Given task: Quote every line below exactly and skip any picture.

══ Source data

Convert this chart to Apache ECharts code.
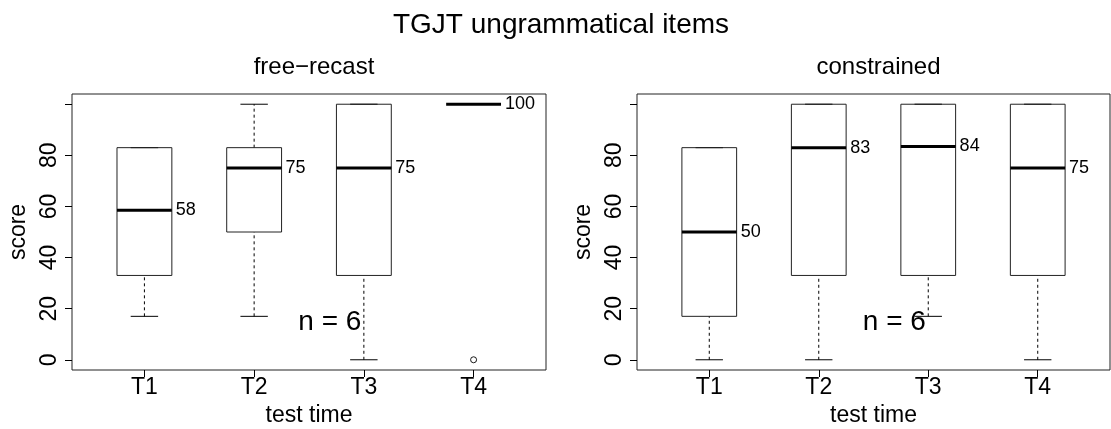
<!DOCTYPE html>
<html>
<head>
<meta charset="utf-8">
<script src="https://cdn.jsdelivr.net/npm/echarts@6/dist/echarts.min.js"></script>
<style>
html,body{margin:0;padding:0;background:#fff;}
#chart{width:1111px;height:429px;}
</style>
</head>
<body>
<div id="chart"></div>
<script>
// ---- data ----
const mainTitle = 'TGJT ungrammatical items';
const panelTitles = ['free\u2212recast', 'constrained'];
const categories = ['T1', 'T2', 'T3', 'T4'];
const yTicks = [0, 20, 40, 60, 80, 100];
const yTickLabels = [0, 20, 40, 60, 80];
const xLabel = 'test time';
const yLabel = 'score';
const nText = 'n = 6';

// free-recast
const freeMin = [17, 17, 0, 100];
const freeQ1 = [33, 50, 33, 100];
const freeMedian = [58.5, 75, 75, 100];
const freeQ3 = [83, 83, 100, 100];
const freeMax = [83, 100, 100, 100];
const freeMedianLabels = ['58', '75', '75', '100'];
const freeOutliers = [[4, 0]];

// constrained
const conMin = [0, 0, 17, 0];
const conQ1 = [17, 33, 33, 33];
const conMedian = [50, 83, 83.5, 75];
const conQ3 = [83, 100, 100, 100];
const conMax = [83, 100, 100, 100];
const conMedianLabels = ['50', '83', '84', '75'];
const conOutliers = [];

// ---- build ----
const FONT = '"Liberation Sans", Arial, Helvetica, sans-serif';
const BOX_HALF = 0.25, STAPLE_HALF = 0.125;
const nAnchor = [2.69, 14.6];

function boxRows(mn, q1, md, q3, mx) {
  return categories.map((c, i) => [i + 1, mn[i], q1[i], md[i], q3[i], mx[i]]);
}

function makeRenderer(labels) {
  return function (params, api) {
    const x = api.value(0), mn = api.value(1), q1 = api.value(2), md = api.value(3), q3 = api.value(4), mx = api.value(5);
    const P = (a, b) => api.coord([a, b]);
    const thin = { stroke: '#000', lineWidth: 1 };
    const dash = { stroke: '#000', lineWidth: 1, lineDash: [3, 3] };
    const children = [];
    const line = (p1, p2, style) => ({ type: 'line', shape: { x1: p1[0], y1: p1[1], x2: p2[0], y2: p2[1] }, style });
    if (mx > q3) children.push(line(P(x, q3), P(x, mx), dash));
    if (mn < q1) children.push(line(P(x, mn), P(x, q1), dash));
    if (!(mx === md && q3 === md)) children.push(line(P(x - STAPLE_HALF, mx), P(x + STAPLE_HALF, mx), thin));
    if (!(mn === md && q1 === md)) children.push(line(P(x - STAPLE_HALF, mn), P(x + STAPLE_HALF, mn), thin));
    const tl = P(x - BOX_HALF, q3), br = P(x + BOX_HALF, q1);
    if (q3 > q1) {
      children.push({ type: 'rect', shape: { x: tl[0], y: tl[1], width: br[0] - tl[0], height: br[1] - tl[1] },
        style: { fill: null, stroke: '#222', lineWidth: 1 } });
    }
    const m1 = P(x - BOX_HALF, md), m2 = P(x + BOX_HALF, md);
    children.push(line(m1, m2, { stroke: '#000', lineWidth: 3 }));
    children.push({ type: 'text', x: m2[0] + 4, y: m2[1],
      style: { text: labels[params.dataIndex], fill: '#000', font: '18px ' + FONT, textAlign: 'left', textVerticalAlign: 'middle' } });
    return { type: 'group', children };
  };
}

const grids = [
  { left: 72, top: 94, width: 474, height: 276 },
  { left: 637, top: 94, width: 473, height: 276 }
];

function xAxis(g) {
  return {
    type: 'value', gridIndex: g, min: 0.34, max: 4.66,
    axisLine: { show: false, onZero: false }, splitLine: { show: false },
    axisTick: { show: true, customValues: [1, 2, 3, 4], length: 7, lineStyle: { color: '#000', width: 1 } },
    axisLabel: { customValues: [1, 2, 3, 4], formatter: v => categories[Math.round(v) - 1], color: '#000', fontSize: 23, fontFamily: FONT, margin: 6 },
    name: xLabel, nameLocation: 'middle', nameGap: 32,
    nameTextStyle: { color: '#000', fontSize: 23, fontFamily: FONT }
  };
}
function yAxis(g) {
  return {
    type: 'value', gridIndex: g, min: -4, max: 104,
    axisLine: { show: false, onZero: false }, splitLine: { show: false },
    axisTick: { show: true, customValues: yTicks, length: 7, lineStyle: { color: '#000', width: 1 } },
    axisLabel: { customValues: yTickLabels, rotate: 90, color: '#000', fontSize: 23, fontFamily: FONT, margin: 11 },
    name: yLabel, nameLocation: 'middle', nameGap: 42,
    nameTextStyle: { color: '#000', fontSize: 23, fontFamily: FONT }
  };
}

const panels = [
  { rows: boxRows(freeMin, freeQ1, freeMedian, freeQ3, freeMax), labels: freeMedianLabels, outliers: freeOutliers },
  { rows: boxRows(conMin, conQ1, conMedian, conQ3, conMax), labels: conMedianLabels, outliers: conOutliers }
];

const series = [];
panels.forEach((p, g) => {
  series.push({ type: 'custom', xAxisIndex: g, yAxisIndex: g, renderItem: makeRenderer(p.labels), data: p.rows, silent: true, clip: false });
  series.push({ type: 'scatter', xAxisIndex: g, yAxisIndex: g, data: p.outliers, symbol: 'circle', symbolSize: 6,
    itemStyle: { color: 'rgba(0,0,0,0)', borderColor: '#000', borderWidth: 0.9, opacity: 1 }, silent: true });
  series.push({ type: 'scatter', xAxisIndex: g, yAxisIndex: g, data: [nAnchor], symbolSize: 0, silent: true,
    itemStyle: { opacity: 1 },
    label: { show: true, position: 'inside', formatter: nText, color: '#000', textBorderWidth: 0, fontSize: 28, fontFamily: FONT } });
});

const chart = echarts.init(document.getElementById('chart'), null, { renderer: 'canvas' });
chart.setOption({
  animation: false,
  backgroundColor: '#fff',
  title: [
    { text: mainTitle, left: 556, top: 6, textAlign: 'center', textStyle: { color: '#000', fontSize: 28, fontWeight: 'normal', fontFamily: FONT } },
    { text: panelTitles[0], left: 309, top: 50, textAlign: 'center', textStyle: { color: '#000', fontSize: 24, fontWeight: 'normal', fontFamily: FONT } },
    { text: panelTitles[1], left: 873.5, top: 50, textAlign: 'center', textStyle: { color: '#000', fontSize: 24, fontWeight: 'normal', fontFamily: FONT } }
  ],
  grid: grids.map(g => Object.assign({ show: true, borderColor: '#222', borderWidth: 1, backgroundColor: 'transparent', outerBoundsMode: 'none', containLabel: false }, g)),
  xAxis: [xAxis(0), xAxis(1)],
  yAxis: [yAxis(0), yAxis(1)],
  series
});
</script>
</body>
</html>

════

Expected output:
Convert this chart to Apache ECharts code.
<!DOCTYPE html>
<html>
<head>
<meta charset="utf-8">
<script src="https://cdn.jsdelivr.net/npm/echarts@6/dist/echarts.min.js"></script>
<style>
html,body{margin:0;padding:0;background:#fff;}
#chart{width:1111px;height:429px;}
</style>
</head>
<body>
<div id="chart"></div>
<script>
// ---- data ----
const mainTitle = 'TGJT ungrammatical items';
const panelTitles = ['free\u2212recast', 'constrained'];
const categories = ['T1', 'T2', 'T3', 'T4'];
const yTicks = [0, 20, 40, 60, 80, 100];
const yTickLabels = [0, 20, 40, 60, 80];
const xLabel = 'test time';
const yLabel = 'score';
const nText = 'n = 6';

// free-recast
const freeMin = [17, 17, 0, 100];
const freeQ1 = [33, 50, 33, 100];
const freeMedian = [58.5, 75, 75, 100];
const freeQ3 = [83, 83, 100, 100];
const freeMax = [83, 100, 100, 100];
const freeMedianLabels = ['58', '75', '75', '100'];
const freeOutliers = [[4, 0]];

// constrained
const conMin = [0, 0, 17, 0];
const conQ1 = [17, 33, 33, 33];
const conMedian = [50, 83, 83.5, 75];
const conQ3 = [83, 100, 100, 100];
const conMax = [83, 100, 100, 100];
const conMedianLabels = ['50', '83', '84', '75'];
const conOutliers = [];

// ---- build ----
const FONT = '"Liberation Sans", Arial, Helvetica, sans-serif';
const BOX_HALF = 0.25, STAPLE_HALF = 0.125;
const nAnchor = [2.69, 14.6];

function boxRows(mn, q1, md, q3, mx) {
  return categories.map((c, i) => [i + 1, mn[i], q1[i], md[i], q3[i], mx[i]]);
}

function makeRenderer(labels) {
  return function (params, api) {
    const x = api.value(0), mn = api.value(1), q1 = api.value(2), md = api.value(3), q3 = api.value(4), mx = api.value(5);
    const P = (a, b) => api.coord([a, b]);
    const thin = { stroke: '#000', lineWidth: 1 };
    const dash = { stroke: '#000', lineWidth: 1, lineDash: [3, 3] };
    const children = [];
    const line = (p1, p2, style) => ({ type: 'line', shape: { x1: p1[0], y1: p1[1], x2: p2[0], y2: p2[1] }, style });
    if (mx > q3) children.push(line(P(x, q3), P(x, mx), dash));
    if (mn < q1) children.push(line(P(x, mn), P(x, q1), dash));
    if (!(mx === md && q3 === md)) children.push(line(P(x - STAPLE_HALF, mx), P(x + STAPLE_HALF, mx), thin));
    if (!(mn === md && q1 === md)) children.push(line(P(x - STAPLE_HALF, mn), P(x + STAPLE_HALF, mn), thin));
    const tl = P(x - BOX_HALF, q3), br = P(x + BOX_HALF, q1);
    if (q3 > q1) {
      children.push({ type: 'rect', shape: { x: tl[0], y: tl[1], width: br[0] - tl[0], height: br[1] - tl[1] },
        style: { fill: null, stroke: '#222', lineWidth: 1 } });
    }
    const m1 = P(x - BOX_HALF, md), m2 = P(x + BOX_HALF, md);
    children.push(line(m1, m2, { stroke: '#000', lineWidth: 3 }));
    children.push({ type: 'text', x: m2[0] + 4, y: m2[1],
      style: { text: labels[params.dataIndex], fill: '#000', font: '18px ' + FONT, textAlign: 'left', textVerticalAlign: 'middle' } });
    return { type: 'group', children };
  };
}

const grids = [
  { left: 72, top: 94, width: 474, height: 276 },
  { left: 637, top: 94, width: 473, height: 276 }
];

function xAxis(g) {
  return {
    type: 'value', gridIndex: g, min: 0.34, max: 4.66,
    axisLine: { show: false, onZero: false }, splitLine: { show: false },
    axisTick: { show: true, customValues: [1, 2, 3, 4], length: 7, lineStyle: { color: '#000', width: 1 } },
    axisLabel: { customValues: [1, 2, 3, 4], formatter: v => categories[Math.round(v) - 1], color: '#000', fontSize: 23, fontFamily: FONT, margin: 6 },
    name: xLabel, nameLocation: 'middle', nameGap: 32,
    nameTextStyle: { color: '#000', fontSize: 23, fontFamily: FONT }
  };
}
function yAxis(g) {
  return {
    type: 'value', gridIndex: g, min: -4, max: 104,
    axisLine: { show: false, onZero: false }, splitLine: { show: false },
    axisTick: { show: true, customValues: yTicks, length: 7, lineStyle: { color: '#000', width: 1 } },
    axisLabel: { customValues: yTickLabels, rotate: 90, color: '#000', fontSize: 23, fontFamily: FONT, margin: 11 },
    name: yLabel, nameLocation: 'middle', nameGap: 42,
    nameTextStyle: { color: '#000', fontSize: 23, fontFamily: FONT }
  };
}

const panels = [
  { rows: boxRows(freeMin, freeQ1, freeMedian, freeQ3, freeMax), labels: freeMedianLabels, outliers: freeOutliers },
  { rows: boxRows(conMin, conQ1, conMedian, conQ3, conMax), labels: conMedianLabels, outliers: conOutliers }
];

const series = [];
panels.forEach((p, g) => {
  series.push({ type: 'custom', xAxisIndex: g, yAxisIndex: g, renderItem: makeRenderer(p.labels), data: p.rows, silent: true, clip: false });
  series.push({ type: 'scatter', xAxisIndex: g, yAxisIndex: g, data: p.outliers, symbol: 'circle', symbolSize: 6,
    itemStyle: { color: 'rgba(0,0,0,0)', borderColor: '#000', borderWidth: 0.9, opacity: 1 }, silent: true });
  series.push({ type: 'scatter', xAxisIndex: g, yAxisIndex: g, data: [nAnchor], symbolSize: 0, silent: true,
    itemStyle: { opacity: 1 },
    label: { show: true, position: 'inside', formatter: nText, color: '#000', textBorderWidth: 0, fontSize: 28, fontFamily: FONT } });
});

const chart = echarts.init(document.getElementById('chart'), null, { renderer: 'canvas' });
chart.setOption({
  animation: false,
  backgroundColor: '#fff',
  title: [
    { text: mainTitle, left: 556, top: 6, textAlign: 'center', textStyle: { color: '#000', fontSize: 28, fontWeight: 'normal', fontFamily: FONT } },
    { text: panelTitles[0], left: 309, top: 50, textAlign: 'center', textStyle: { color: '#000', fontSize: 24, fontWeight: 'normal', fontFamily: FONT } },
    { text: panelTitles[1], left: 873.5, top: 50, textAlign: 'center', textStyle: { color: '#000', fontSize: 24, fontWeight: 'normal', fontFamily: FONT } }
  ],
  grid: grids.map(g => Object.assign({ show: true, borderColor: '#222', borderWidth: 1, backgroundColor: 'transparent', outerBoundsMode: 'none', containLabel: false }, g)),
  xAxis: [xAxis(0), xAxis(1)],
  yAxis: [yAxis(0), yAxis(1)],
  series
});
</script>
</body>
</html>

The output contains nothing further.